Take some peaceful time at St. Patrick’s Cathedral. This Roman Catholic cathedral is the seat of the Archbishop of Melbourne and is known to be the largest church in Australia. Albert St/Gisborne St. tram stop 11 is the closest to the cathedral.

After touring around the city, you deserve some good food at Vapiano at Flinders Lane. It is a casual and relaxing 250-seater Italian restaurant where you’ll find the chefs preparing your food in front of you at the pizza, pasta or salad stations. A card will be handed to each customer on which all individual orders will be charged, so you won't have to worry about splitting the bill afterwards. Vapiano is a few blocks away from the Flinders Street Railway Station.

Setting aside the controversy of where did it truely originated, never leave Melbourne without your flat white. Almost all cafés in Melbourne serve flat white so finding one won’t be a problem. Though flat white is not on their menu, Dukes Coffee Roasters, also at Flinders Lane, probably makes it to most of, if not all, the best-cafés-in-Melbourne lists. There’s not much seating available at this café, though. You can find it close to the Centre Place.


Shop till you drop

Ready your wallets as you’re in for a retail extravaganza starting at Collin’s Street, particularly the area near Collin’s Place. Designer brands line up the streets offering handbags, clothing, footwear – name it, Collin’s has it. The Crown Casino and Entertainment Complex is also a shopping hub with a wide variety of boutiques and shops to choose from.

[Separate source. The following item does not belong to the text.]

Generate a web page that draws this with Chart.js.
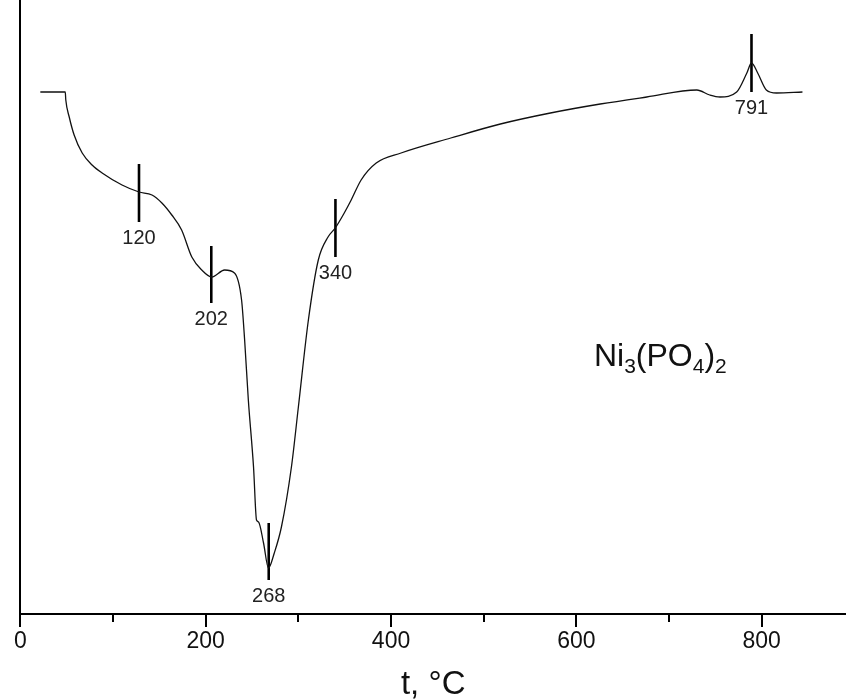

An alternate to these upscale stores is the Direct Factory Outlet (DFO) at Southbank where you’ll find the best deals from shoes to apparel, from bags to fragrances. It’s a short 8-minute walk from Crown trailing the Yarra River and passing by the Melbourne Convention and Exhibition Centre.

For more affordable buys, head to Queen Victoria Market where you can find clothing along with souvenirs. The general merchandise section is properly segregated from the fresh produce and meat sections. So there's nothing to worry about.